The toner return reservoir 40 is defined by the common wall 15 and an outer wall 16 and is located to accept toner poured over or in excess of that able to be held by the dispenser reservoir 30.

A remote toner container 35, FIG. 1, is located in a position removed from the development housing 21, such as in a remote portion of the reproduction machine where space is at less of a premium than it is adjacent the xerographic process. Alternatively, the remote toner container 35 may be located outside the reproduction machine housing, perhaps carried on an outer wall of the machine to enable easier access by a machine operator. The latter arrangement would facilitate replenishment of toner material as needed. The shape of the remote container may, of course, vary from that shown in FIG. 1, since it is not critical to the operation of the disclosed arrangement.
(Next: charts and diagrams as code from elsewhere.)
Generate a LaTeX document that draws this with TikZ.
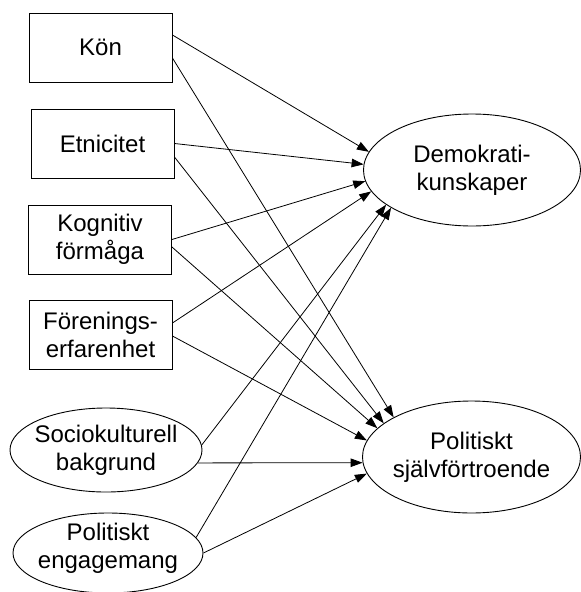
\documentclass[tikz,border=0pt]{standalone}
\usepackage{fontspec}
\setmainfont{Liberation Sans}
\usetikzlibrary{shapes.geometric,arrows.meta}

\tikzset{
  lbl/.style={font=\fontsize{24}{28}\selectfont, align=center, inner sep=0pt},
  varbox/.style={draw, line width=0.9pt, minimum width=143pt, minimum height=69pt,
                 inner sep=0pt, align=center, font=\fontsize{24}{28}\selectfont},
  latsmall/.style={draw, line width=0.9pt, ellipse, minimum width=192pt,
                   minimum height=84pt, inner sep=0pt},
  latbig/.style={draw, line width=0.9pt, ellipse, minimum width=217pt,
                 minimum height=112pt, inner sep=0pt},
  path/.style={line width=0.8pt, -{Triangle[length=12pt,width=8.5pt]}}
}

\begin{document}
\begin{tikzpicture}[x=1pt, y=-1pt]
  \path[use as bounding box] (0,0) rectangle (581,592);

  % exogenous variables
  \node[varbox] (kon) at (100.5,47.5) {Kön};
  \node[varbox] (etn) at (102.5,143.5) {Etnicitet};
  \node[varbox] (kog) at (100,239.5) {Kognitiv\\förmåga};
  \node[varbox] (for) at (100.5,335) {Förenings-\\erfarenhet};

  \node[latsmall] (soc) at (106,450) {};
  \node[lbl] (soct) at (soc.center) {Sociokulturell\\bakgrund};
  \node[latsmall, minimum height=80pt, minimum width=190pt] (pol) at (108,553) {};
  \node[lbl] (polt) at ([yshift=5pt]pol.center) {Politiskt\\engagemang};

  % outcomes
  \node[latbig] (dem) at (472,170) {};
  \node[lbl] (demt) at (dem.center) {Demokrati-\\kunskaper};
  \node[latbig, minimum width=218pt] (sjf) at (471.5,457) {};
  \node[lbl] (sjft) at (sjf.center) {Politiskt\\självförtroende};

  % paths to Demokratikunskaper
  \draw[path] ([yshift=12.5pt]kon.east) -- (dem.170);
  \draw[path] ([yshift=0pt]etn.east) -- (dem.177);
  \draw[path] ([yshift=0pt]kog.east) -- (dem.186);
  \draw[path] ([yshift=12pt]for.east) -- (dem.192);
  \draw[path] (soc.3) -- (dem.202);
  \draw[path] (pol.10) -- (dem.205);

  % paths to Politiskt självförtroende
  \draw[path] ([yshift=-10.5pt]kon.east) -- (sjf.153);
  \draw[path] ([yshift=-13.5pt]etn.east) -- (sjf.159);
  \draw[path] ([yshift=-7.5pt]kog.east) -- (sjf.163.5);
  \draw[path] ([yshift=-1pt]for.east) -- (sjf.171);
  \draw[path] (soc.-8) -- (sjf.183);
  \draw[path] (pol.east) -- (sjf.189);
\end{tikzpicture}
\end{document}
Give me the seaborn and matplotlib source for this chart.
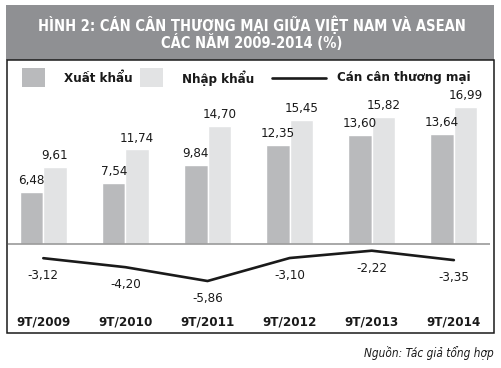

A first flexible toner transport 36 is coupled between the lower portion of the remote container 35 and the dispenser reservoir 30 in the dispenser hopper 11 to move toner 31 from the remote container into the dispenser. A second flexible toner transport 37 is coupled between the lower portion of the return reservoir 40 and the upper portion of the remote container 35. The flexible transport 36 is comprised of flexible auger 38 located within a flexible tube 39. In a similar fashion, flexible transport 37 is comprised of flexible auger 41 located within a flexible tube 42. It should be understood that rigid toner transports may be employed in place of the flexible transports, but the latter have the advantage of allowing toner to be routed around obstructing machine components more easily. The flexible augers 38 and 41 may comprise coil springs. The augers may be driven from either end by suitable drive source such as motor 46.

In operation, the auger 38 is driven at a rate designed to move toner from the container 35 into the dispensing reservoir 30 at a rate greater than that at which it is being dispensed from the reservoir 30 by the dispenser roll 21. This excessive delivery rate eventually results in the reservoir 30 filling up with toner above the level of the common wall 15, as shown in FIG. 2. After this point is reached further toner delivery to the reservoir 30 results in toner spilling over the wall 15 into the return reservoir 40 from whence the auger transport 37 returns it to the remote toner container 35. The auger 41 is driven at a rate sufficient to prevent the build up of toner in the reservoir 40 above the height of the wall 15.

Summarizing the process of the invention, toner 31 from a remote toner container is continuously delivered to a fixed volume dispensing reservoir of a toner dispenser at a rate in excess of the rate at which toner is being added to the development system. The above action leads to the creation of a spillover or excess toner flow and this overflow is collected in a return reservoir from which toner is continuously withdrawn back to the remote toner container. Flexible auger transports serve to move toner to and from the dispenser. The spillover arrangement comprises adjacent reservoirs sharing a common wall, the level of the common wall operating to maintain a constant toner level in the reservoir and to direct excess toner into the return reservoir. The height of the common wall must, of course be lower than the height of the other reservoir walls in order to operate in the manner described, but the exact height is preselected to result in a uniform dispensing rate from the dispenser roll.

Thus, toner 31 is continuously delivered to the dispenser 10 and withdrawn therefrom. The toner 31 in reservoir 30 in time reaches a preselected level at approximately the height of wall 65 and is thereafter maintained at this approximate level by the continuous feed and return of toner.

Since many changes can be made in the above construction and many widely different specific embodiments of this invention could be made without departing from the teaching thereof, it is intended that all matters contained herein be interpreted as illustrative and not in a limiting sense.